Croatian artist Dora Budor’s most recent solo exhibition “Action Paintings” took the form of a three-channel video installation that also included three monitor-sized canvases and an elaborate floor piece made of “dirt makeup.” Budor’s three videos each subtly take on the combinational emotional tone, blocking, and energy of some of the most internationally popular action movies: “The Hunger Games,” “The Matrix,”Mission Impossible,” and “The Bourne Supremacy.” While the mood of each video relates to these films, the role of the protagonist is played by professional German stunt double Helga Wretman in all three of Budor’s videos. These basic qualities of tone, movement, and narrative tension become distinctive to each video as they have been specifically “scripted” by Budor, who gave a different treatment to the film crew and individualized scripts that focused on emotion and facial expressions; for Wretman, a kind of acting she rarely employs as a body double. By utilizing the singular painting as a substitutive object in her video narratives, through “Action Paintings” Budor has at least termporarily remedied the oft-confronted impasse of many video artists with regard to editions and the medium’s endless multiplicity, while at the same time dissecting and magnifying some of America’s most common action movie tropes.

 

Dora Budor, "Action Paintings" (2014), installation view. Courtesy of the artist.

Dora Budor, “Action Paintings” (2014), installation view. Courtesy of the artist.

The implications of doubling continue to permeate through “Action Paintings” as Budor, whose blonde hair, height, and body build closely matches Wretman’s, also appears in the videos at certain points during high-tension chase scenes in which distinctions between the “good guy,” or in this case woman, and bad woman, become blurred. Even in Budor’s installation an inescapable duality is reinforced, as each monitor is connected by its frame and hinges to a tarnished and beat up white canvas, which, during filming, was used by Wretman as yet another stand-in for various shields, weapons, and gear used to protect oneself and engage in physical battle.

 

By attaching the corresponding canvases to each video (a clear, metaphoric superimposition), the videos become dependent upon the paintings’ singular physicality, somewhat ironically rendering both the videos and the entire installation impossible to remake or duplicate.  Each video, complete with a generic, suspense-driven original score that loops and loops, conjures the sensation of waking up to the DVD menu playing the same excerpt of a theme song on repeat. Through this looping effect, viewers watch the fearless Wretman, the illusive Budor in the background, and the canvases as proxy–now imbued with the precious status of paintings withinin the white cube–courageously journey through forests, shadowy abandoned parking lots, and other stereotypical settings for “high voltage ACTION.” During these battles, conquests and defeats we see each canvas endure a new scar as they are torched, slashed, ripped and bent, all of which is then present within the work in front of us. Here, the symbiotic, inherent relationship between video and canvas becomes seamless.

 

Dora Budor, "Action Paintings" (2014), installation view. Courtesy of the artist.

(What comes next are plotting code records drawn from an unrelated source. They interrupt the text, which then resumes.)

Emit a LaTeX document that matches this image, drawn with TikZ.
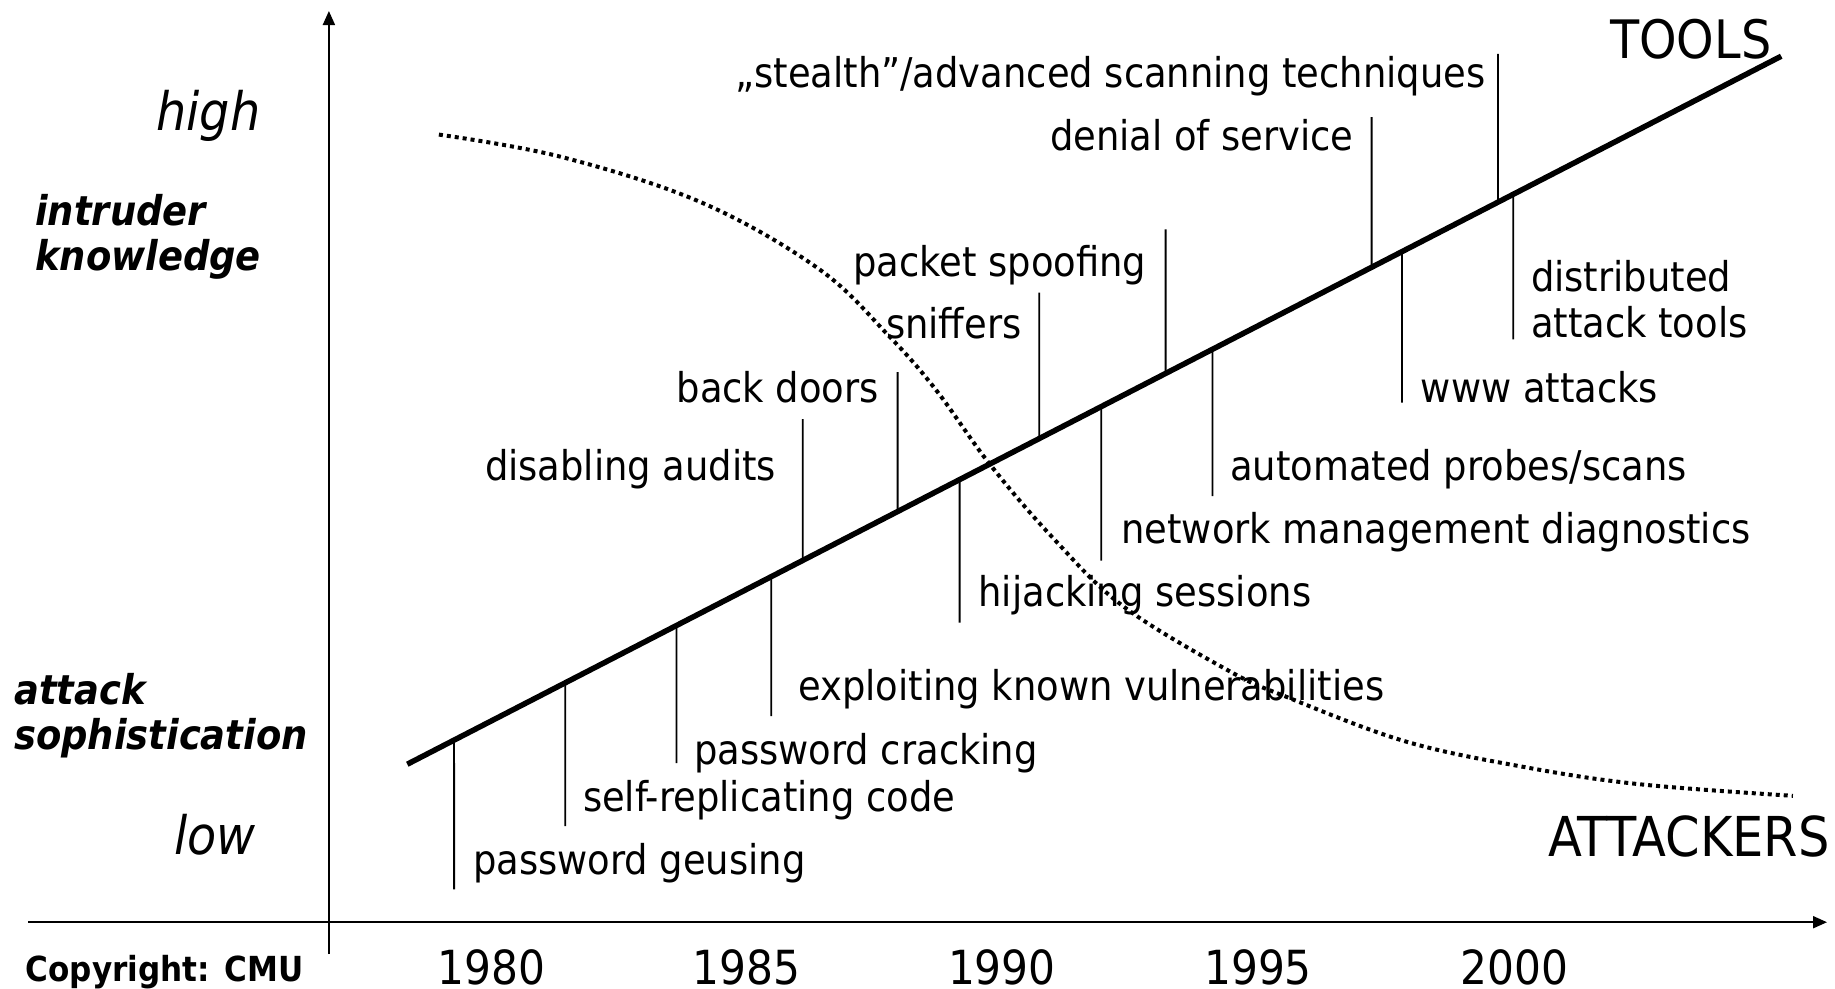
\documentclass[tikz,border=0pt]{standalone}
\usepackage{fontspec}
\setmainfont{DejaVu Sans Condensed}[
  BoldFont={DejaVu Sans Condensed Bold},
  ItalicFont={DejaVu Sans Condensed Oblique},
  BoldItalicFont={DejaVu Sans Condensed Bold Oblique}]
\usetikzlibrary{arrows.meta,calc}

\begin{document}
\begin{tikzpicture}[x=1pt,y=-1pt,
  axis/.style={line width=2pt,-{Triangle[length=14pt,width=12pt]}},
  toolline/.style={line width=5.5pt},
  leader/.style={line width=1.8pt},
  trend/.style={line width=4pt,dash pattern=on 4pt off 4pt},
  lbl/.style={inner sep=0pt,font=\fontsize{41}{46}\selectfont},
  side/.style={inner sep=0pt,font=\fontsize{41}{44.5}\selectfont\bfseries\itshape,align=left},
  level/.style={inner sep=0pt,font=\fontsize{53}{60}\selectfont\itshape},
  year/.style={inner sep=0pt,font=\fontsize{47}{54}\selectfont},
]
\useasboundingbox (0,0) rectangle (1835,988);

% axes
\coordinate (yb) at (328.9,954);
\coordinate (yt) at (328.9,11);
\coordinate (xl) at (28,922.2);
\coordinate (xr) at (1827,922.2);
\draw[axis] (yb) -- (yt);
\draw[axis] (xl) -- (xr);

% tools trend line
\coordinate (A) at (407.3,764.2);
\coordinate (B) at (1781.2,56.2);
\draw[toolline] (A) -- (B);

% attackers' knowledge curve
\coordinate (c0) at (438.9,134.6);
\coordinate (c1) at (1792.9,795.8);
\draw[trend] plot[smooth,tension=0.6] coordinates {
  (c0) (561.7,157.0) (702.2,202.8) (819.2,269.2) (889.4,336.5)
  (936.2,390.2) (990.1,464.6) (1053.3,538.3) (1123.5,606.5)
  (1228.8,670.8) (1287.3,697.2) (1404.4,741.1) (1521.4,766.5)
  (1638.4,784.1) (c1)};

% leaders from the trend line to the labels
\foreach \n/\x/\y in {pg/454.1/889.4, src/565.3/826.2, pc/676.4/763.0,
    ekv/771.2/716.2, da/802.8/419.0, bd/897.6/372.2, hs/959.6/622.6,
    sn/1039.2/292.6, nmd/1101.3/560.6, ps/1165.6/229.4, aps/1212.4/496.2,
    dos/1371.6/117.0, www/1402.0/402.6, st/1498.0/53.8, dat/1513.2/339.4}{
  \coordinate (e-\n) at (\x,\y);
  \coordinate (l-\n) at ($(A)!{(\x-407.3)/1373.9}!(B)$);
  \draw[leader] (l-\n) -- (e-\n);
}

% labels
\node[lbl,anchor=base west] (pg)  at (472.8,874.8) {password geusing};
\node[lbl,anchor=base west] (src) at (582.8,811.6) {self-replicating code};
\node[lbl,anchor=base west] (pc)  at (694.0,764.8) {password cracking};
\node[lbl,anchor=base west] (ekv) at (798.1,700.4) {exploiting known vulnerabilities};
\node[lbl,anchor=base east] (da)  at (776.5,480.4) {disabling audits};
\node[lbl,anchor=base west] (bd)  at (676.4,402.0) {back doors};
\node[lbl,anchor=base west] (sn)  at (885.9,338.8) {sniffers};
\node[lbl,anchor=base west] (ps)  at (853.2,276.8) {packet spoofing};
\node[lbl,anchor=base west] (hs)  at (978.4,606.8) {hijacking sessions};
\node[lbl,anchor=base west] (nmd) at (1121.1,543.6) {network management diagnostics};
\node[lbl,anchor=base west] (aps) at (1230.0,480.4) {automated probes/scans};
\node[lbl,anchor=base west] (dos) at (1049.8,150.4) {denial of service};
\node[lbl,anchor=base west] (www) at (1420.7,402.0) {www attacks};
\node[lbl,anchor=base west] (st)  at (735.0,87.2) {„stealth”/advanced scanning techniques};
\node[lbl,anchor=base west,align=left] (dat) at (1530.8,337.6) {distributed\\attack tools};

\node[inner sep=0pt,font=\fontsize{53}{60}\selectfont,anchor=base east] (tools) at (1771.5,58.5) {TOOLS};
\node[inner sep=0pt,font=\fontsize{55}{60}\selectfont,anchor=base east] (att) at (1830,856.5) {ATTACKERS};

% vertical scale
\node[level,anchor=base east] (high) at (260.5,130) {high};
\node[level,anchor=base east] (low)  at (256,854) {low};
\node[side,anchor=base west] (ik) at (35.1,270.3) {intruder\\knowledge};
\node[side,anchor=base west] (as) at (14.0,749.0) {attack\\sophistication};

% time scale
\foreach \yr/\x in {1980/491.5, 1985/746.6, 1990/1001.8, 1995/1258.1, 2000/1514.4}
  \node[year,anchor=base] (y\yr) at (\x,984) {\yr};
\node[inner sep=0pt,font=\fontsize{34.5}{41}\selectfont\bfseries,anchor=base west] (copy) at (25.7,981) {Copyright: CMU};
\end{tikzpicture}
\end{document}
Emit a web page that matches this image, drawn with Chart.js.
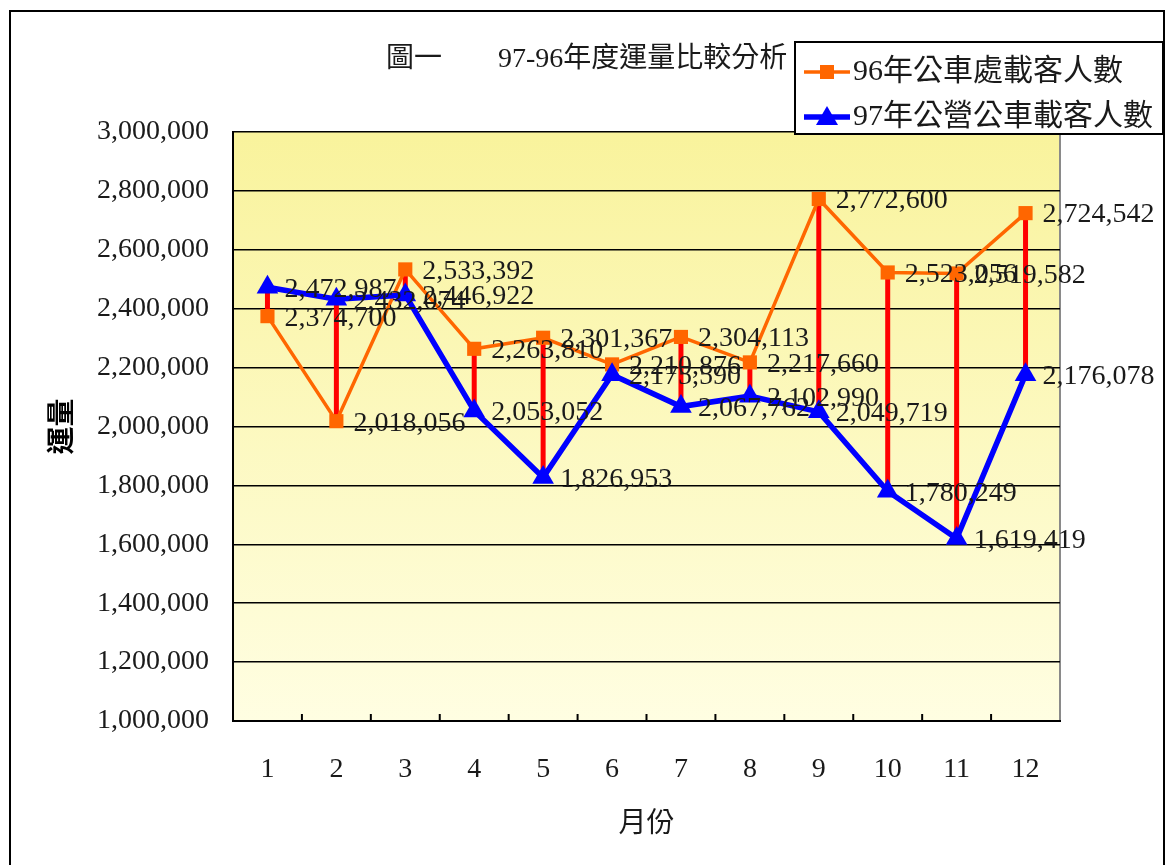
<!DOCTYPE html>
<html>
<head>
<meta charset="utf-8">
<script src="https://cdn.jsdelivr.net/npm/chart.js@4.4.1/dist/chart.umd.min.js"></script>
<style>
  html, body { margin: 0; padding: 0; background: #ffffff; }
  #wrap { width: 1167px; height: 865px; }
</style>
</head>
<body>
<div id="wrap"><canvas id="c" width="1167" height="865"></canvas></div>
<script>
// 月份
const months = ['1', '2', '3', '4', '5', '6', '7', '8', '9', '10', '11', '12'];
// 96年公車處載客人數
const riders96 = [2374700, 2018056, 2533392, 2263810, 2301367, 2210876, 2304113, 2217660, 2772600, 2523056, 2519582, 2724542];
// 97年公營公車載客人數
const riders97 = [2472987, 2432074, 2446922, 2053052, 1826953, 2175590, 2067762, 2102990, 2049719, 1780249, 1619419, 2176078];
// 縱軸刻度範圍
const yMin = 1000000;
const yMax = 3000000;
const yStep = 200000;

const chartTitle = '圖一\u3000\u300097-96年度運量比較分析';
const seriesNames = ['96年公車處載客人數', '97年公營公車載客人數'];

const SERIF = "'Liberation Serif', 'Noto Sans CJK TC', serif";
const fmt = v => v.toLocaleString('en-US');

// 背景、外框、繪圖區漸層
const backdrop = {
  id: 'backdrop',
  beforeDraw(chart) {
    const { ctx, chartArea: a } = chart;
    ctx.save();
    ctx.fillStyle = '#ffffff';
    ctx.fillRect(0, 0, chart.width, chart.height);
    ctx.strokeStyle = '#000000';
    ctx.lineWidth = 2;
    ctx.strokeRect(10, 11, 1154, 870);
    const g = ctx.createLinearGradient(0, a.top, 0, a.bottom);
    g.addColorStop(0, '#f9f39c');
    g.addColorStop(1, '#fffee2');
    ctx.fillStyle = g;
    ctx.fillRect(a.left, a.top, a.right - a.left, a.bottom - a.top);
    ctx.strokeStyle = '#8a8a8a';
    ctx.lineWidth = 2;
    ctx.beginPath();
    ctx.moveTo(a.right, a.top);
    ctx.lineTo(a.right, a.bottom);
    ctx.stroke();
    ctx.restore();
  }
};

// 高低連線 (兩年度同月份之間的紅線)
const hiLoLines = {
  id: 'hiLoLines',
  beforeDatasetsDraw(chart) {
    const { ctx } = chart;
    const m0 = chart.getDatasetMeta(0).data;
    const m1 = chart.getDatasetMeta(1).data;
    ctx.save();
    ctx.strokeStyle = '#ff0000';
    ctx.lineWidth = 5;
    for (let i = 0; i < m0.length; i++) {
      ctx.beginPath();
      ctx.moveTo(m0[i].x, m0[i].y);
      ctx.lineTo(m1[i].x, m1[i].y);
      ctx.stroke();
    }
    ctx.restore();
  }
};

// 數值標籤、類別刻度、標題、圖例
const overlay = {
  id: 'overlay',
  afterDatasetsDraw(chart) {
    const { ctx, chartArea: a } = chart;
    const xs = chart.scales.x;
    ctx.save();
    // 類別間刻度 (向內)
    ctx.strokeStyle = '#000000';
    ctx.lineWidth = 2;
    for (let i = 1; i < months.length; i++) {
      const bx = (xs.getPixelForValue(i - 1) + xs.getPixelForValue(i)) / 2;
      ctx.beginPath();
      ctx.moveTo(bx, a.bottom);
      ctx.lineTo(bx, a.bottom - 7);
      ctx.stroke();
    }
    // 數值標籤
    ctx.fillStyle = '#1a1a1a';
    ctx.font = '28px ' + SERIF;
    ctx.textAlign = 'left';
    ctx.textBaseline = 'middle';
    [0, 1].forEach(d => {
      const pts = chart.getDatasetMeta(d).data;
      const vals = chart.data.datasets[d].data;
      pts.forEach((p, i) => {
        ctx.fillText(fmt(vals[i]), p.x + 17, p.y + 2);
      });
    });
    ctx.restore();
  },
  afterDraw(chart) {
    const { ctx } = chart;
    ctx.save();
    // 標題
    ctx.fillStyle = '#1a1a1a';
    ctx.font = '28px ' + SERIF;
    ctx.textAlign = 'left';
    ctx.textBaseline = 'middle';
    ctx.fillText(chartTitle, 386, 60);
    // 圖例
    const bx = 795, by = 42, bw = 368, bh = 92;
    ctx.fillStyle = '#ffffff';
    ctx.fillRect(bx, by, bw, bh);
    ctx.strokeStyle = '#000000';
    ctx.lineWidth = 2;
    ctx.strokeRect(bx, by, bw, bh);
    const ds = chart.data.datasets;
    const rows = [72, 117];
    rows.forEach((ry, i) => {
      const d = ds[i];
      ctx.strokeStyle = d.borderColor;
      ctx.lineWidth = d.borderWidth;
      ctx.beginPath();
      ctx.moveTo(804, ry);
      ctx.lineTo(850, ry);
      ctx.stroke();
      ctx.fillStyle = d.pointBackgroundColor;
      if (d.pointStyle === 'rect') {
        ctx.fillRect(827 - 7, ry - 7, 14, 14);
      } else {
        ctx.beginPath();
        ctx.moveTo(827, ry - 11);
        ctx.lineTo(827 + 11, ry + 8);
        ctx.lineTo(827 - 11, ry + 8);
        ctx.closePath();
        ctx.fill();
      }
      ctx.fillStyle = '#1a1a1a';
      ctx.font = '30px ' + SERIF;
      ctx.textAlign = 'left';
      ctx.textBaseline = 'middle';
      ctx.fillText(d.label, 853, ry);
    });
    ctx.restore();
  }
};

new Chart(document.getElementById('c'), {
  type: 'line',
  data: {
    labels: months,
    datasets: [
      {
        label: seriesNames[0],
        data: riders96,
        borderColor: '#ff6600',
        backgroundColor: '#ff6600',
        pointBackgroundColor: '#ff6600',
        pointBorderColor: '#ff6600',
        borderWidth: 3.5,
        pointStyle: 'rect',
        pointRadius: 10,
        pointBorderWidth: 0,
        tension: 0,
        order: 1
      },
      {
        label: seriesNames[1],
        data: riders97,
        borderColor: '#0000ff',
        backgroundColor: '#0000ff',
        pointBackgroundColor: '#0000ff',
        pointBorderColor: '#0000ff',
        borderWidth: 5.5,
        pointStyle: 'triangle',
        pointRadius: 12.5,
        pointBorderWidth: 0,
        tension: 0,
        order: 0
      }
    ]
  },
  options: {
    responsive: false,
    animation: false,
    devicePixelRatio: 1,
    layout: { padding: { left: 10, top: 132, right: 107, bottom: 0 } },
    plugins: {
      legend: { display: false },
      title: { display: false },
      tooltip: { enabled: false }
    },
    scales: {
      x: {
        type: 'category',
        offset: true,
        grid: { display: true, drawOnChartArea: false, drawTicks: false },
        border: { display: true, color: '#000000', width: 2 },
        ticks: {
          color: '#1a1a1a',
          font: { family: SERIF, size: 28 },
          padding: 32,
          maxRotation: 0,
          autoSkip: false
        },
        title: {
          display: true,
          text: '月份',
          color: '#1a1a1a',
          font: { family: SERIF, size: 28 },
          padding: { top: 0, bottom: 24 }
        },
        afterFit(s) { s.height = 144; }
      },
      y: {
        min: yMin,
        max: yMax,
        grid: { color: '#000000', lineWidth: 1.5, drawTicks: false },
        border: { display: true, color: '#000000', width: 2 },
        ticks: {
          stepSize: yStep,
          color: '#1a1a1a',
          font: { family: SERIF, size: 28 },
          padding: 24,
          callback: v => fmt(v)
        },
        title: {
          display: true,
          text: '運量',
          color: '#000000',
          font: { family: SERIF, size: 28, weight: 'bold' },
          padding: { top: 37, bottom: 0 }
        },
        afterFit(s) { s.width = 223; }
      }
    }
  },
  plugins: [backdrop, hiLoLines, overlay]
});
</script>
</body>
</html>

Dora Budor, “Action Paintings” (2014), installation view. Courtesy of the artist.

 

Budor’s transformation of the gallery floor gels these three video-paintings into one complete installation that cannot be broken up into individual works. Under sheets of clear plastic is a layer of brown, caked material that appears to be simply a sampling of dirt, but is in fact a special kind of makeup made to look like dirt or soot that is used on movie sets. Budor combined two hues of this makeup and applied it liberally to the gallery floor. Then, sealing it over with plastic, she created a new, flat surface that mimics the façade of the face of the actor.

 

Altogether, the three videos, three paintings, and the applied flooring combine to produce a strange effect that is both familiar and yet vastly eschewed from our normal experience of movie watching. In this way, Budor highlights aspects of such box-office shattering, blockbuster films that get utilized over and over again in order to produce sensationalized effects that over time become dulled like a pleasure center in the brain that gets overwrought with stimulants and malfunctions. The “Action Paintings” videos, in their striking similarity, begin to reveal an unspoken language within which audiences can identify the kinds of default dichotomies that most often structure such movies. This repetition creates cues for viewers’ standard emotional highs and lows through such binaries as heroes and villains, danger and complacency, victory and doom.